Та упрощенность и схематичность, которыми характеризуется прагматический метод, сказываются ярко и в суждениях прагматизма о мыслителях противоположного направления. Тут в прагматизме в решительном противоречии с его плюралистическим темпом обнаруживается решительная наклонность к фантастической дихотомии. "Тип "мягкий" отвлеченен, оптимистичен, наклонен к религии, догматичен, стремится к монизму и любит мечтать о свободной воле. Тип "жесткий" - конкретен, оптимизма не проявляет, скептичен, готов помириться с необходимостью, согласен на плюрализм, к религии имеет свое отношение. Эту противоположность можно выразить словами "рационалист" и "эмпирист". "Эмпирист" - это человек, любящий все многообразие фактов в их первобытной нетронутости и непосредственности. "Рационалист" - поклонник абстрактных вечных принципов". Читая эти слова, невольно думаешь: Боже, какая фантастика!

Гг. прагматисты с места в карьер впадают в одну грандиозную ошибку, к сожалению слишком распространенную не только среди прагматистов очевидно, они считают за настоящие факты лишь то, что можно пощупать рукой, понюхать носом, взвесить весами или увидеть глазами.

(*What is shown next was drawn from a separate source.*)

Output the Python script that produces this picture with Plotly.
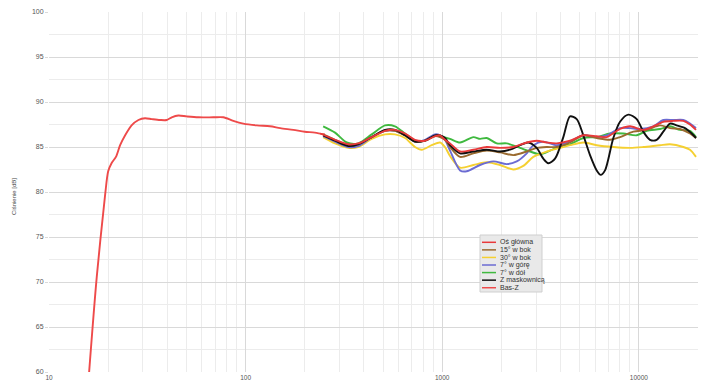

Вся же история, весь психический мир, вся бесконечно разнообразная духовная жизнь мира и человечества - это для них не факты или, во всяком случае, - не настоящие факты. Поэтому, говоря о физическом явлении и исследуя какую-нибудь рататорию, нужно быть точным и строго фактичным. Говоря же об истории или о представителях мысли - можно быть приблизительным, схематичным и голословным.

Извлекая на свет свои дихотомические абстракции, прагматизм решительно игнорирует столь прекрасно обследованную в XIX веке фактическую историю человеческой мысли. Если мы обратимся к фактам, мы увидим, что классификация Джемса оказывается для них поистине Прокрустовым ложем.